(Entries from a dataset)
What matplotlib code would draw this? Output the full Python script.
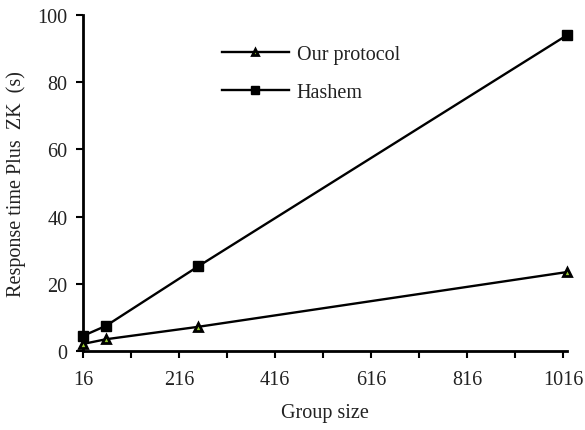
import matplotlib.pyplot as plt

plt.rcParams['font.family'] = ['Liberation Serif', 'DejaVu Serif']

# data
group_size = [16, 64, 256, 1024]
ours = [2.1, 3.5, 7.2, 23.5]
hashem = [4.5, 7.5, 25.2, 94.0]

x_ticks = list(range(16, 1017, 100))
x_labels = [str(t) if (t - 16) % 200 == 0 else '' for t in x_ticks]
y_ticks = [0, 20, 40, 60, 80, 100]

fig = plt.figure(figsize=(5.85, 4.31), dpi=100)
ax = fig.add_axes([83 / 585, (431 - 352) / 431, (567 - 83) / 585, (352 - 16) / 431])

ax.plot(group_size, ours, color='black', linewidth=1.7, marker='^',
        markersize=5.5, markerfacecolor='#9acd32', markeredgecolor='black',
        markeredgewidth=2.0, label='Our protocol', clip_on=False, zorder=3)
ax.plot(group_size, hashem, color='black', linewidth=1.7, marker='s',
        markersize=6.5, markerfacecolor='black', markeredgecolor='black',
        label='Hashem', clip_on=False, zorder=3)

ax.set_xlim(16, 1024)
ax.set_ylim(0, 100)
ax.set_xticks(x_ticks)
ax.set_xticklabels(x_labels)
ax.set_yticks(y_ticks)

for side in ['top', 'right']:
    ax.spines[side].set_visible(False)
for side in ['left', 'bottom']:
    ax.spines[side].set_linewidth(2.0)

ax.tick_params(axis='both', direction='out', length=5, width=1.5,
               labelsize=14.5, colors='black', labelcolor='#222222')
ax.tick_params(axis='x', pad=9)
ax.tick_params(axis='y', pad=6)

ax.set_xlabel('Group size', fontsize=14.5, color='#222222', labelpad=10)
ax.set_ylabel('Response time Plus  ZK  (s)', fontsize=14.5, color='#222222', labelpad=8)

ax.legend(loc='upper left', bbox_to_anchor=(0.25, 0.965), frameon=False,
          fontsize=14.5, handlelength=3.3, handletextpad=0.4, labelspacing=0.95,
          labelcolor='#222222', markerscale=0.9)

fig.savefig('out.png', dpi=100)
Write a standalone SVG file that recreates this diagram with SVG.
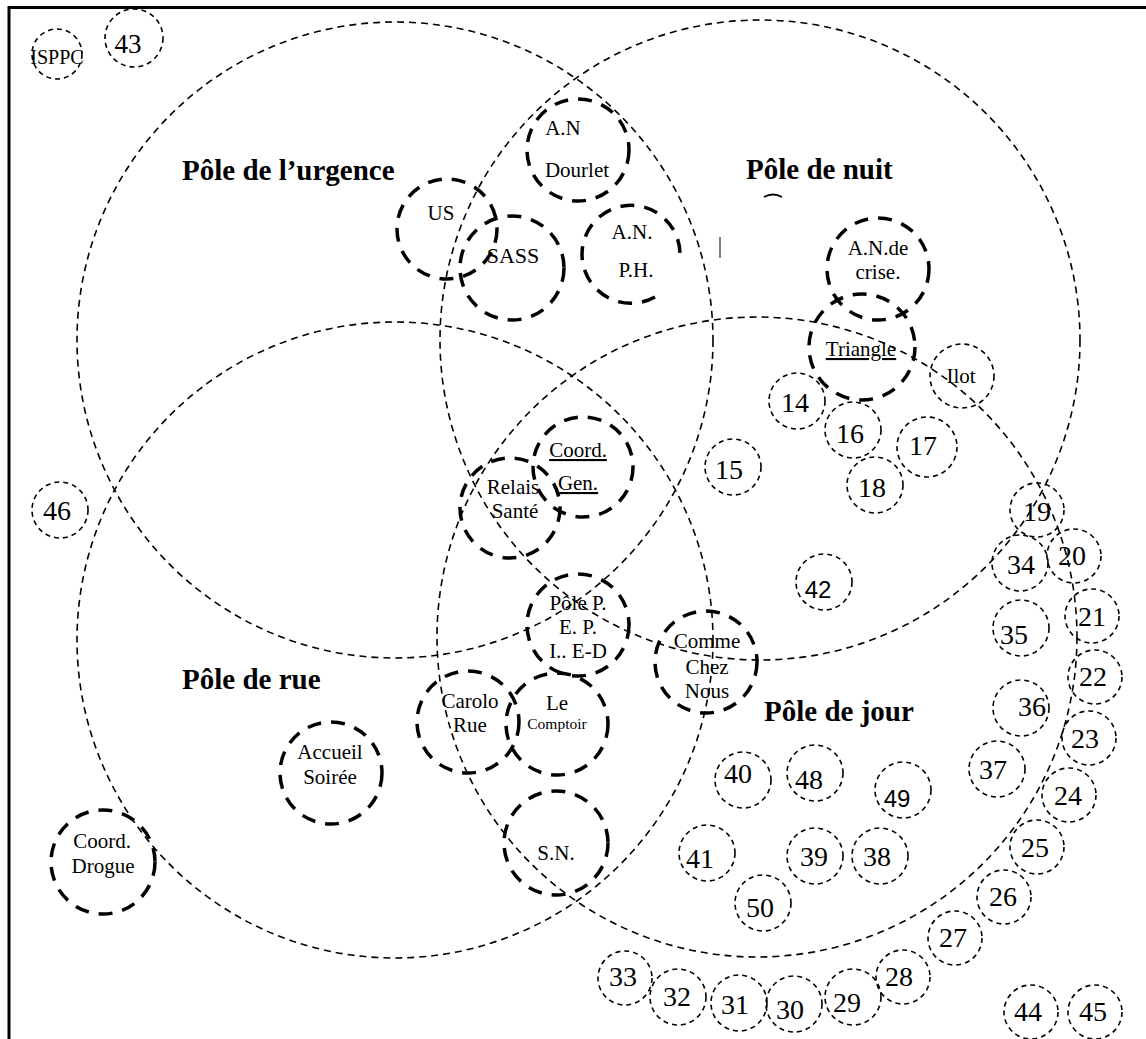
<svg xmlns="http://www.w3.org/2000/svg" width="1146" height="1039" viewBox="0 0 1146 1039">
<style>
.zone{fill:none;stroke:#000;stroke-width:1.6;stroke-dasharray:7 5}
.small{fill:none;stroke:#000;stroke-width:1.6;stroke-dasharray:5 4}
.node{fill:none;stroke:#000;stroke-width:3.5;stroke-dasharray:14 10}
text{font-family:"Liberation Serif","Times New Roman",serif;fill:#000;text-anchor:middle}
.lbl{font-size:21px}
.num{font-size:28px}
.sans{font-family:"Liberation Sans",Arial,sans-serif;font-size:24px}
.head{font-size:29px;font-weight:bold;text-anchor:start}
.u{text-decoration:underline}
</style>
<rect x="0" y="0" width="1146" height="1039" fill="#fff"/>
<rect x="9" y="7.5" width="1200" height="1100" fill="none" stroke="#000" stroke-width="3"/>
<g id="zones">
<circle class="zone" cx="395" cy="340" r="318"/>
<circle class="zone" cx="760" cy="340" r="320"/>
<circle class="zone" cx="395" cy="640" r="318"/>
<circle class="zone" cx="757" cy="637" r="320"/>
</g>
<g id="headings">
<text class="head" x="182" y="180">Pôle de l’urgence</text>
<text class="head" x="746" y="179">Pôle de nuit</text>
<text class="head" x="182" y="689">Pôle de rue</text>
<text class="head" x="764" y="721">Pôle de jour</text>
</g>
<g id="marks">
<path d="M764,197 Q773,192 782,197" fill="none" stroke="#000" stroke-width="2"/>
<line x1="720" y1="237" x2="720" y2="258" stroke="#000" stroke-width="1"/>
</g>
<g id="n-isppc"><circle class="small" cx="57" cy="54" r="25"/><text class="lbl" x="57" y="64" style="font-size:20px">ISPPC</text></g>
<g id="n-43"><circle class="small" cx="134" cy="38" r="29"/><text class="num" x="128" y="53" style="font-size:27px">43</text></g>
<g id="n-dourlet"><circle class="node" cx="578" cy="150" r="51"/><text class="lbl" x="563" y="135">A.N</text><text class="lbl" x="577" y="177">Dourlet</text></g>
<g id="n-us"><circle class="node" cx="447" cy="229" r="50"/><text class="lbl" x="441" y="220">US</text></g>
<g id="n-sass"><circle class="node" cx="512" cy="268" r="52"/><text class="lbl" x="513" y="263" style="font-size:22px">SASS</text></g>
<g id="n-anph"><path class="node" d="M655,297 A49,49 0 1 1 680,255"/><text class="lbl" x="632" y="239">A.N.</text><text class="lbl" x="636" y="277">P.H.</text></g>
<g id="n-crise"><circle class="node" cx="878" cy="269" r="51"/><text class="lbl" x="878" y="255">A.N.de</text><text class="lbl" x="878" y="279">crise.</text></g>
<g id="n-triangle"><circle class="node" cx="862" cy="347" r="53"/><text class="lbl u" x="861" y="356">Triangle</text></g>
<g id="n-ilot"><circle class="small" cx="962" cy="376" r="32"/><text class="lbl" x="961" y="383">Ilot</text></g>
<g id="n-coordgen"><circle class="node" cx="583" cy="467" r="50"/><text class="lbl u" x="578" y="457">Coord.</text><text class="lbl u" x="578" y="490">Gen.</text></g>
<g id="n-relais"><circle class="node" cx="510" cy="508" r="50"/><text class="lbl" x="513" y="494">Relais</text><text class="lbl" x="515" y="518">Santé</text></g>
<g id="n-pep"><circle class="node" cx="578" cy="625" r="51"/><text class="lbl" x="578" y="610">Pôle P.</text><text class="lbl" x="578" y="634">E. P.</text><text class="lbl" x="578" y="658">I.. E-D</text></g>
<g id="n-ccn"><circle class="node" cx="706" cy="662" r="51"/><text class="lbl" x="707" y="648">Comme</text><text class="lbl" x="707" y="674">Chez</text><text class="lbl" x="707" y="698">Nous</text></g>
<g id="n-carolo"><circle class="node" cx="468" cy="722" r="51"/><text class="lbl" x="470" y="708">Carolo</text><text class="lbl" x="470" y="732">Rue</text></g>
<g id="n-comptoir"><circle class="node" cx="557" cy="724" r="51"/><text class="lbl" x="557" y="710">Le</text><text x="557" y="729" style="font-size:15.5px">Comptoir</text></g>
<g id="n-sn"><circle class="node" cx="556" cy="843" r="52"/><text class="lbl" x="556" y="860">S.N.</text></g>
<g id="n-accueil"><circle class="node" cx="331" cy="773" r="51"/><text class="lbl" x="330" y="759">Accueil</text><text class="lbl" x="330" y="784">Soirée</text></g>
<g id="n-drogue"><circle class="node" cx="103" cy="862" r="52"/><text class="lbl" x="102" y="848">Coord.</text><text class="lbl" x="103" y="873">Drogue</text></g>
<g id="n-46"><circle class="small" cx="60" cy="510" r="28"/><text class="num" x="57" y="520">46</text></g>
<g id="n-14"><circle class="small" cx="797" cy="401" r="28"/><text class="num" x="795" y="412">14</text></g>
<g id="n-15"><circle class="small" cx="733" cy="467" r="28"/><text class="num" x="729" y="479">15</text></g>
<g id="n-16"><circle class="small" cx="853" cy="430" r="28"/><text class="num" x="850" y="443">16</text></g>
<g id="n-17"><circle class="small" cx="927" cy="447" r="30"/><text class="num" x="923" y="455">17</text></g>
<g id="n-18"><circle class="small" cx="875" cy="485" r="28"/><text class="num" x="872" y="497">18</text></g>
<g id="n-42"><circle class="small" cx="824" cy="582" r="28"/><text class="sans" x="818" y="598">42</text></g>
<g id="n-19"><circle class="small" cx="1037" cy="510" r="27"/><text class="num" x="1037" y="521">19</text></g>
<g id="n-20"><circle class="small" cx="1074" cy="556" r="27"/><text class="num" x="1072" y="565">20</text></g>
<g id="n-34"><circle class="small" cx="1020" cy="563" r="28"/><text class="num" x="1021" y="574">34</text></g>
<g id="n-21"><circle class="small" cx="1092" cy="616" r="27"/><text class="num" x="1092" y="626">21</text></g>
<g id="n-35"><circle class="small" cx="1021" cy="628" r="28"/><text class="num" x="1014" y="644">35</text></g>
<g id="n-22"><circle class="small" cx="1095" cy="677" r="27"/><text class="num" x="1093" y="686">22</text></g>
<g id="n-36"><circle class="small" cx="1021" cy="708" r="28"/><text class="num" x="1032" y="716">36</text></g>
<g id="n-23"><circle class="small" cx="1089" cy="738" r="27"/><text class="num" x="1085" y="748">23</text></g>
<g id="n-37"><circle class="small" cx="997" cy="769" r="28"/><text class="num" x="993" y="779">37</text></g>
<g id="n-24"><circle class="small" cx="1069" cy="795" r="27"/><text class="num" x="1068" y="805">24</text></g>
<g id="n-25"><circle class="small" cx="1037" cy="847" r="27"/><text class="num" x="1035" y="857">25</text></g>
<g id="n-26"><circle class="small" cx="1004" cy="897" r="27"/><text class="num" x="1003" y="906">26</text></g>
<g id="n-27"><circle class="small" cx="955" cy="938" r="27"/><text class="num" x="953" y="947">27</text></g>
<g id="n-28"><circle class="small" cx="903" cy="977" r="27"/><text class="num" x="899" y="986">28</text></g>
<g id="n-29"><circle class="small" cx="853" cy="997" r="28"/><text class="num" x="847" y="1012">29</text></g>
<g id="n-30"><circle class="small" cx="794" cy="1004" r="28"/><text class="num" x="790" y="1019">30</text></g>
<g id="n-31"><circle class="small" cx="739" cy="1003" r="28"/><text class="num" x="735" y="1014">31</text></g>
<g id="n-32"><circle class="small" cx="678" cy="997" r="28"/><text class="num" x="677" y="1006">32</text></g>
<g id="n-33"><circle class="small" cx="625" cy="978" r="27"/><text class="num" x="623" y="986">33</text></g>
<g id="n-44"><circle class="small" cx="1031" cy="1012" r="27"/><text class="num" x="1028" y="1021">44</text></g>
<g id="n-45"><circle class="small" cx="1095" cy="1012" r="27"/><text class="num" x="1093" y="1021">45</text></g>
<g id="n-40"><circle class="small" cx="743" cy="780" r="28"/><text class="num" x="738" y="783">40</text></g>
<g id="n-48"><circle class="small" cx="815" cy="773" r="28"/><text class="num" x="809" y="789">48</text></g>
<g id="n-49"><circle class="small" cx="903" cy="790" r="28"/><text class="sans" x="897" y="807">49</text></g>
<g id="n-41"><circle class="small" cx="707" cy="853" r="28"/><text class="num" x="700" y="868">41</text></g>
<g id="n-39"><circle class="small" cx="815" cy="856" r="28"/><text class="num" x="814" y="866">39</text></g>
<g id="n-38"><circle class="small" cx="880" cy="856" r="28"/><text class="num" x="877" y="866">38</text></g>
<g id="n-50"><circle class="small" cx="763" cy="903" r="28"/><text class="num" x="760" y="917">50</text></g>
</svg>
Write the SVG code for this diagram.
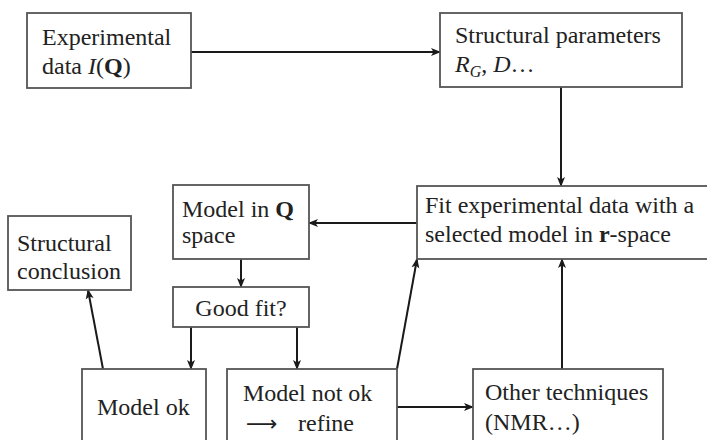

### WRITTEN PROBLEM
Restate only the lines running from the start of the material above through the line containing "hashem = [4.5, 7.5, 25.2, 94.0]", ends included. No pictures.

### THE SOLUTION
What matplotlib code would draw this? Output the full Python script.
import matplotlib.pyplot as plt

plt.rcParams['font.family'] = ['Liberation Serif', 'DejaVu Serif']

# data
group_size = [16, 64, 256, 1024]
ours = [2.1, 3.5, 7.2, 23.5]
hashem = [4.5, 7.5, 25.2, 94.0]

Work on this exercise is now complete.